Marion Stillson, president of the Reston Citizens Association (RCA), suggested the county use a process similar to the one the Initiative for Public Art-Reston (IPAR) is using to reach the public. Stillson praised IPAR for its efforts that include a professionally designed survey and its outreach to the community. "Invest in mailing to households to get the attention of most, not just the usual suspects," said Stillson. She also suggested that when the discussion about infrastructure is raised that professional input be sought.

"Maybe someone who is good at redeveloping, someone from Bob’s [Simon’s] subsequent generation, good at redeveloping, not developing," said Stillson.
Gerald Volloy, president of the Alliance of Reston Clusters and Homeowners (ARCH), said he hoped the long-range goal of the exercise is broader than the review of the current plan for Reston. "I hope our goal is to lay out another plan, not just update the original Master Plan," he said.

Mary Ellen Craig, a Reston Town Center resident, said the discussion should be about more than the levels of development and infrastructure and should address efforts to reach out to Reston’s diverse community.

"We’ve got a real community building job to be done in Reston," said Craig.

RESTON RESIDENT Dave Edwards recommended that sunset provisions be implemented in Reston’s zoning documents. He said that much of the zoning in Reston was granted more than 25 years ago. The importance of zoning is that it is the tool that gives the Board of Supervisors leverage when it deals with development requests in the community, said Edwards.

However, what was put in the books at the time the zoning was granted remains in force today without a sunset provision. "Maybe we couldn’t see as clearly in 1975," said Edwards.

Reston resident Patrick Kane said the population of Reston should increase over the upcoming decades in order to continue to make the area attractive to businesses.

Deborah Steppel asked why the Board of Supervisors makes the decisions about Reston’s development and future, when Reston has two representatives on that 10-member board, Hudgins and Gerry Connolly, who as the chairman of the board is an at-large member. "Why are eight of 10 people making decisions about Reston people who don’t have the sense of living in Reston," said Steppel.

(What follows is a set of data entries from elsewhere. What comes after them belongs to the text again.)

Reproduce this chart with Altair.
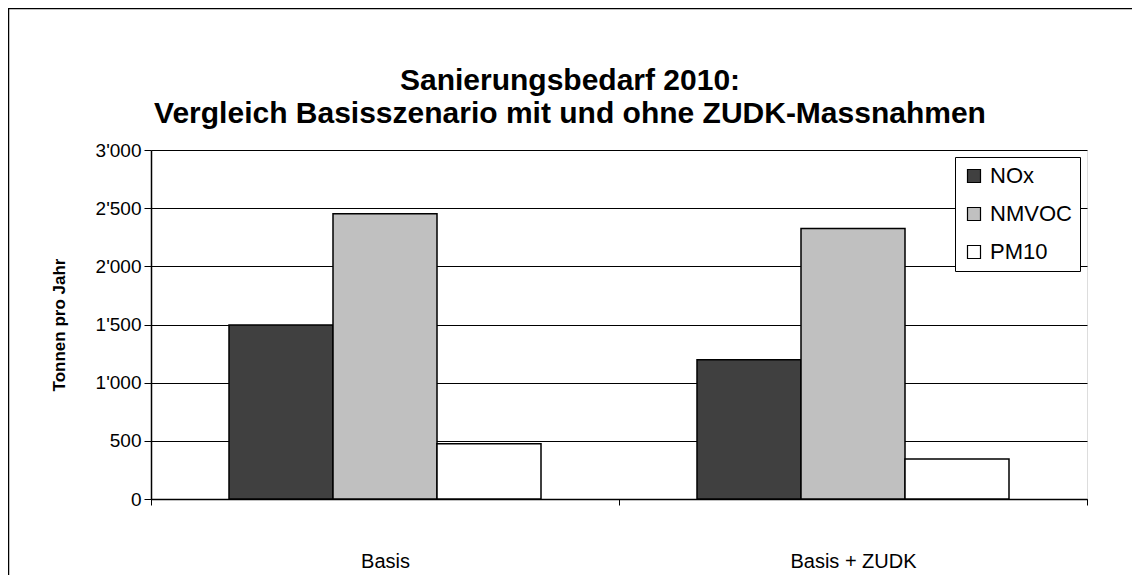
import altair as alt
import pandas as pd

categories = ["Basis", "Basis + ZUDK"]
series = ["NOx", "NMVOC", "PM10"]
nox = [1495, 1197]
nmvoc = [2453, 2325]
pm10 = [474, 344]
colors = ["#404040", "#C0C0C0", "#FFFFFF"]
y_ticks = [0, 500, 1000, 1500, 2000, 2500, 3000]
title_lines = ["Sanierungsbedarf 2010:", "Vergleich Basisszenario mit und ohne ZUDK-Massnahmen"]

rows = []
for i, c in enumerate(categories):
    for s, vals in zip(series, [nox, nmvoc, pm10]):
        rows.append({"Szenario": c, "Schadstoff": s, "Wert": vals[i]})
df = pd.DataFrame(rows)

FONT = "Liberation Sans"
W, H = 936, 349

bars = alt.Chart(df).mark_bar(stroke="black", strokeWidth=1.5).encode(
    x=alt.X("Szenario:N", sort=categories, title=None,
            scale=alt.Scale(paddingInner=0, paddingOuter=0),
            axis=alt.Axis(labelAngle=0, tickBand="extent", tickSize=6,
                          tickColor="black", domainColor="black", domainWidth=1.5,
                          labelFontSize=20, labelFont=FONT, labelColor="black",
                          labelPadding=46, grid=False)),
    xOffset=alt.XOffset("Schadstoff:N", sort=series,
                        scale=alt.Scale(paddingInner=0, paddingOuter=0.75)),
    y=alt.Y("Wert:Q", title="Tonnen pro Jahr",
            scale=alt.Scale(domain=[0, 3000], nice=False),
            axis=alt.Axis(values=y_ticks, labelExpr="replace(format(datum.value, ','), ',', \"'\")",
                          tickSize=7, tickColor="black", domainColor="black", domainWidth=1.5,
                          labelFontSize=19, labelFont=FONT, labelColor="black", labelPadding=3,
                          grid=True, gridColor="black", gridWidth=1,
                          titleFont=FONT, titleFontSize=17, titleFontWeight="bold",
                          titleColor="black", titlePadding=27)),
    fill=alt.Fill("Schadstoff:N", sort=series,
                  scale=alt.Scale(domain=series, range=colors),
                  legend=alt.Legend(title=None, orient="none", legendX=804, legendY=7,
                                    symbolType="square", symbolSize=169,
                                    symbolStrokeColor="black", symbolStrokeWidth=1.2,
                                    labelFont=FONT, labelFontSize=22, labelColor="black",
                                    rowPadding=16, padding=8, labelOffset=5,
                                    strokeColor="black", fillColor="white")),
)

frame = alt.Chart(pd.DataFrame({"a": [0]})).mark_rect(
    fill=None, stroke="black", strokeWidth=1.5
).encode(
    x=alt.value(-142.5), x2=alt.value(1100), y=alt.value(-141.5), y2=alt.value(600)
)

title1 = alt.Chart(pd.DataFrame({"t": [title_lines[0]]})).mark_text(
    font=FONT, fontSize=30, fontWeight="bold", color="black", align="center", baseline="alphabetic"
).encode(text="t:N", x=alt.value(419), y=alt.value(-60))

title2 = alt.Chart(pd.DataFrame({"t": [title_lines[1]]})).mark_text(
    font=FONT, fontSize=30, fontWeight="bold", color="black", align="center", baseline="alphabetic"
).encode(text="t:N", x=alt.value(419), y=alt.value(-27))

chart = alt.layer(frame, title1, title2, bars).properties(
    width=W, height=H,
    autosize=alt.AutoSizeParams(type="none"),
    padding={"left": 143, "top": 142, "right": 45, "bottom": 76},
).configure_view(stroke="black", strokeWidth=1.5).configure(background="white")

chart.save("out.html", embed_options={"renderer": "svg", "actions": False})
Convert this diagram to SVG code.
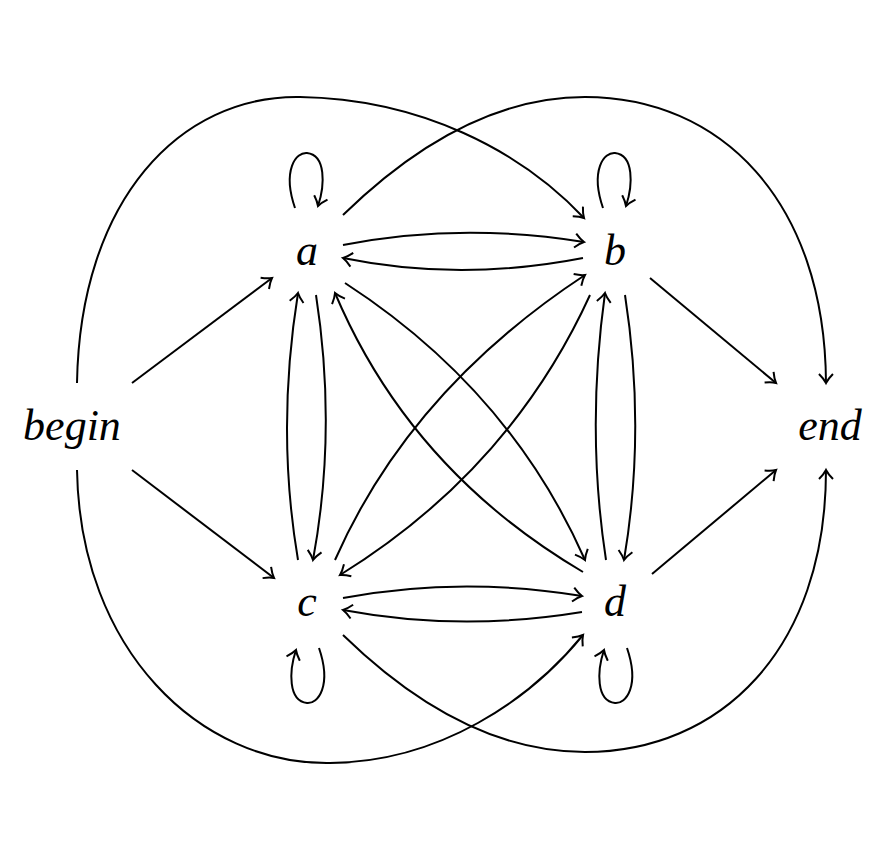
<svg xmlns="http://www.w3.org/2000/svg" width="885" height="853" viewBox="0 0 885 853">
<style>
text{font-family:"Liberation Serif",serif;font-style:italic;font-size:44px;text-anchor:middle;fill:#000}
.e{fill:none;stroke:#000;stroke-width:2;marker-end:url(#ar)}
</style>
<defs>
<marker id="ar" markerUnits="userSpaceOnUse" markerWidth="20" markerHeight="20" viewBox="-10 -10 20 20" refX="0" refY="0" orient="auto">
<path d="M-9,-7 C-5,-3 -2,-1 0,0 C-2,1 -5,3 -9,7" fill="none" stroke="#000" stroke-width="2"/>
</marker>
</defs>
<rect width="885" height="853" fill="#fff"/>
<g id="connectors">
<path class="e" d="M132,383 L272,278"/>
<path class="e" d="M132,470 L274,578"/>
<path class="e" d="M650,278 L776,383"/>
<path class="e" d="M652,574 L776,470"/>
<path class="e" d="M77,383 C80,200 180,95 300,97 C420,99 520,150 584,218"/>
<path class="e" d="M343,215 C420,140 500,97 585,97 C720,97 825,200 826,383"/>
<path class="e" d="M77,470 C80,650 200,765 330,763 C440,762 530,700 583,635"/>
<path class="e" d="M343,635 C420,710 500,752 585,752 C720,752 826,650 826,470"/>
<path class="e" d="M343,245 Q460,222 584,242"/>
<path class="e" d="M583,258 Q460,282 343,258"/>
<path class="e" d="M343,598 Q460,576 582,596"/>
<path class="e" d="M582,612 Q460,632 343,610"/>
<path class="e" d="M316,295 Q337,430 313,560"/>
<path class="e" d="M298,560 Q276,430 298,293"/>
<path class="e" d="M625,295 Q646,430 624,560"/>
<path class="e" d="M606,560 Q586,430 605,293"/>
<path class="e" d="M345,283 Q510,390 585,560"/>
<path class="e" d="M583,572 Q410,470 335,293"/>
<path class="e" d="M590,295 Q510,470 340,575"/>
<path class="e" d="M335,560 Q410,390 585,275"/>
<path class="e" d="M295,208 C282,170 296,152 307,153 C326,155 325,185 318,206"/>
<path class="e" d="M603,208 C590,170 604,152 615,153 C634,155 633,185 626,206"/>
<path class="e" d="M319,648 C332,686 318,704 307,703 C288,701 289,671 296,650"/>
<path class="e" d="M627,648 C640,686 626,704 615,703 C596,701 597,671 604,650"/>
</g>
<g id="begin"><text x="72" y="440">begin</text></g>
<g id="end"><text x="830" y="440">end</text></g>
<g id="a"><text x="307" y="265">a</text></g>
<g id="b"><text x="615" y="265">b</text></g>
<g id="c"><text x="307" y="616">c</text></g>
<g id="d"><text x="615" y="616">d</text></g>
</svg>
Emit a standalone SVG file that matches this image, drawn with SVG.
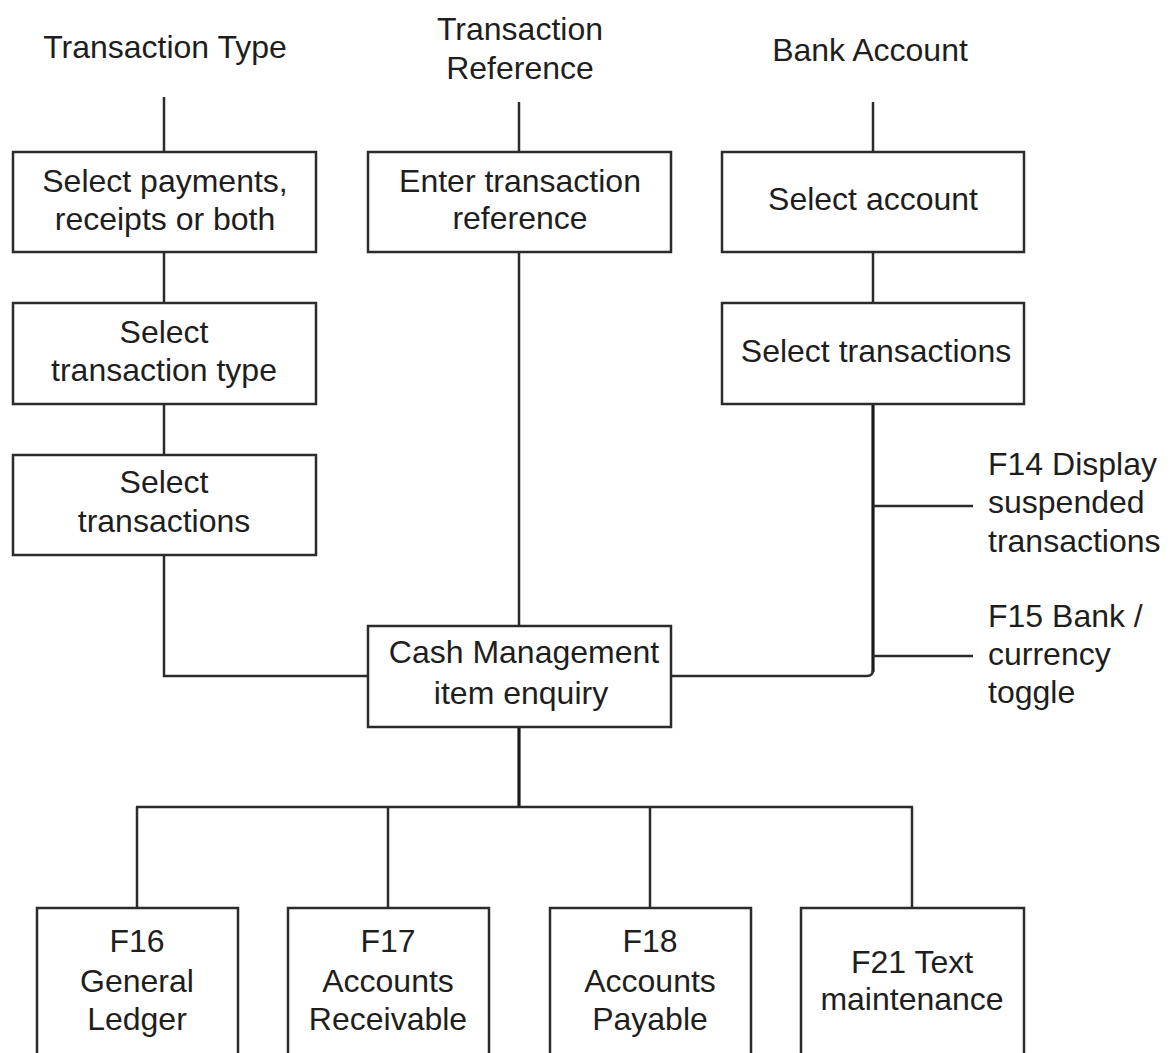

Hudgins said that the simple answer is that Reston is a part of the county. Reston draws on experiences of other county areas and also offers its experiences to those other parts. "Our Reston plan is very much emulated in mixed use developments across the county."

Robert Goudy, a member of the ARCH board of directors, raised a number of questions for the county staff. He asked whether the 13 people per acre cap in Reston’s plan is a point of discussion or if it is set for good and then mentioned he had heard that the Reston Planning and Zoning Committee had a sort of a de-facto role over the county planning decisions in previous decades. Merkel said the 13 people per acre plan is not on the table at this point, but that future discussion may be warranted on the cap if an appropriate time presented itself.

Simon noted that out of 60,000 people in Reston, approximately 27 showed up to the informational meeting.